After listening to Razorfist's first Shadowcast episode, I got to thinking about this character and I think I noticed something regarding his enduring appeal--even now, when he's mostly forgotten--that I think is overlooked.
The Shadow knows his agents and his enemies very well, often better than they know themselves. He picks his agents from those at their lowest, brought down by combinations of vice and misfortune that should have undone them- and without his intervention, would have. He takes these flawed men and women, gives them new--proper--purpose by putting them into his service, and through them exerts his will to see crime punished and order restored. His signature laughter terrifies the guilty and the wicked, and his omnipresence has friend and foe alike baffled.
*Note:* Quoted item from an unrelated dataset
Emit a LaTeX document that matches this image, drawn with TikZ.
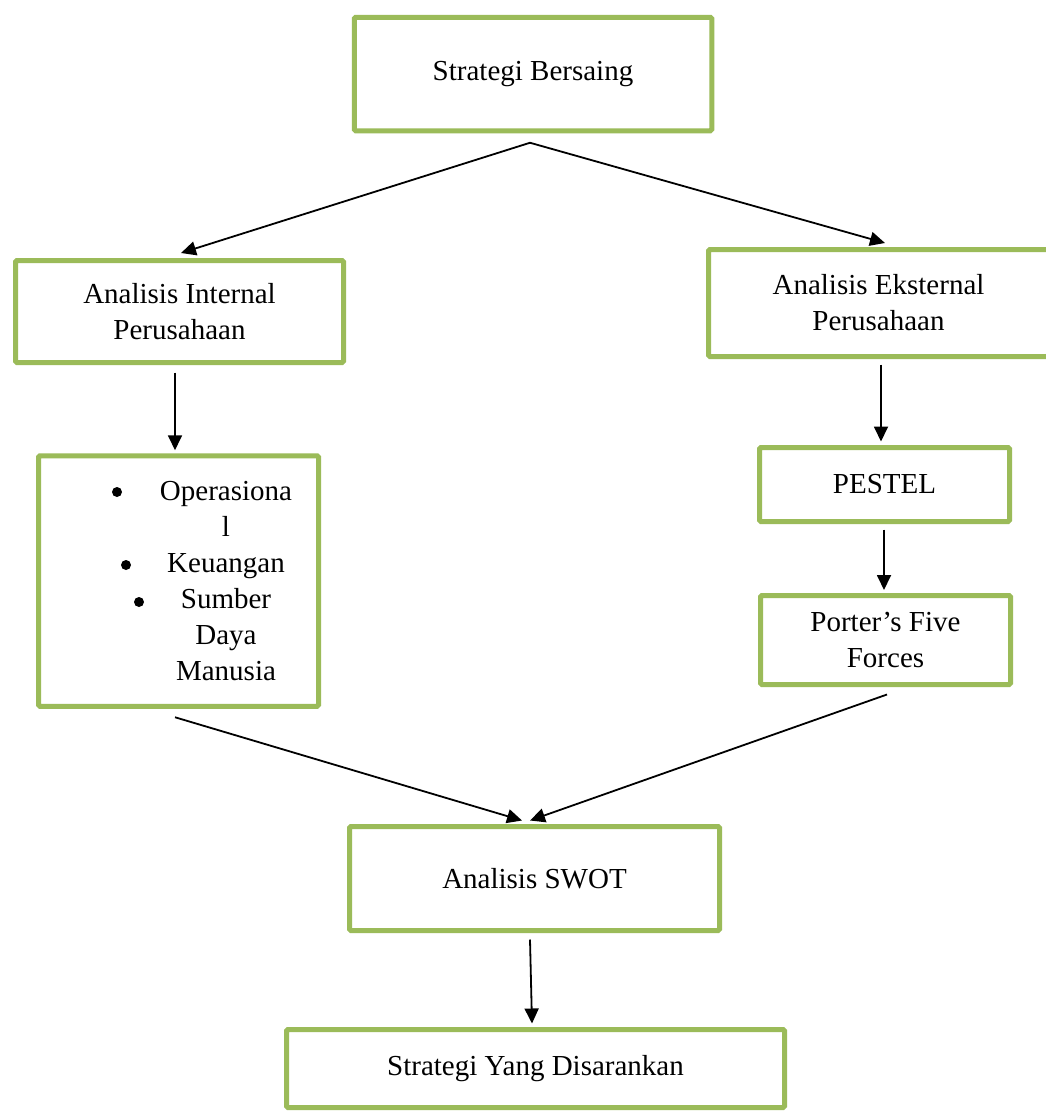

Does this sound at all familiar to you?
It should. It's the very basis for Western Civilization turned into a masked avenger, a mystery man, and one of the first superheroes. That's God, folks. Redemption found in the service of something sacred, something superior to oneself, despite being broken and nearly destroyed when found and recruited? Straight up out of the Good Book itself. Batman, at his best, only approximates this much as half-assed Churchianity only approximates authentic Christianity; the refusal to render final judgement upon the unrepentant is far more of a big deal than it seems.
And yes, you'll see me come back to this in my writing when I conclude Book Nine of Star Knight.